Tuesday, August 21, 2007

Cursing Change

I was watching a video by minouye this morning. Okay, I will admit it, I have really cut back on my YouTube watching, probably because I have cut back on my complete online activities.



Anyway, he was talking about an online community that really makes change around them. Watch the video for his incite (I don't want to repeat what he so eloquently said), but it got me to thinking, "What do we get out of writing and reading blogs?"

I am very interested in this Web 2.0 thingie1. Where there is a network that shapes, in a way, what we see. Most radio, television and movies does not allow interaction. YouTube does. Blogging does. Okay, over time, perhaps some outlets do accept impact from outside of the production of its medium (the Real News, for instance).

You know, we can all write in our journals – my first journal was pink, and over time has turned to almost a tan color2. But when we write in journals, we don't interact with others, we don't change things.

This morning minouye got me thinking about changes I can make. We all change the world, really, by what we do, by what we consume, by how we treat the guy working at the local Quik-E-Mart. Perhaps we make greater changes by driving more courteously, by talking kindly to our families, by smiling at the grump in the office.

While I don't like minouye's cursing, I do like his message (and I like what his project will help; being near a military post, I get a glimpse at some of the long-lasting effects of war). It is not enough to talk about what should be done; things need to be done. I read somewhere that business schools spend most of there time talking about change – how to change organizations. Most of the time spent is on analyzing current conditions, the process of coming up with the change and communicating that to the masses. Very little is spend on implementation. And that's where the rubber meets the road.

Sure, if you are on YouTube, give minouye a good rating – perhaps he will get featured. But more importantly, much more importantly, change something you feel passionate about. Well, unless you want to gun down a school. Then seek help.

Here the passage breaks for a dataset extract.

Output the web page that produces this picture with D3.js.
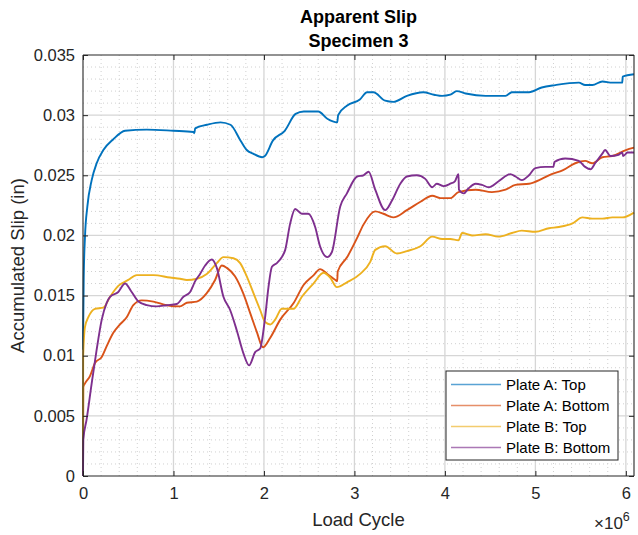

1Web 2.0 grew out of the "dot com" collapse, and the first Web 2.0 conference was full of brainstorming sessions. Some of the changes from the web to Web 2.0 can be seen below:

Web 1.0   Web 2.0
DoubleClick --> Google AdSense
Ofoto --> Flickr
Akamai --> BitTorrent
mp3.com --> Napster
Britannica Online --> Wikipedia
personal websites --> blogging
evite --> upcoming.org and EVDB
domain name speculation --> search engine optimization
page views --> cost per click
screen scraping --> web services
publishing --> participation
content management systems --> wikis
directories (taxonomy) --> tagging ("folksonomy")
stickiness --> syndication

2Makes you think about the color that has come off on my hands over the years. I hope this dye is not carcinogenic. You missed my footnotes, didn't you?

1 comment:

Prata said...

akamai > bittorrent? Did you take this from some O'Reilly Report or somethin'? Akamai and Bittorrent aren't similar. I mean...the idea isn't exactly the same either. I don't think they line up well. I used to work with akamai in the day.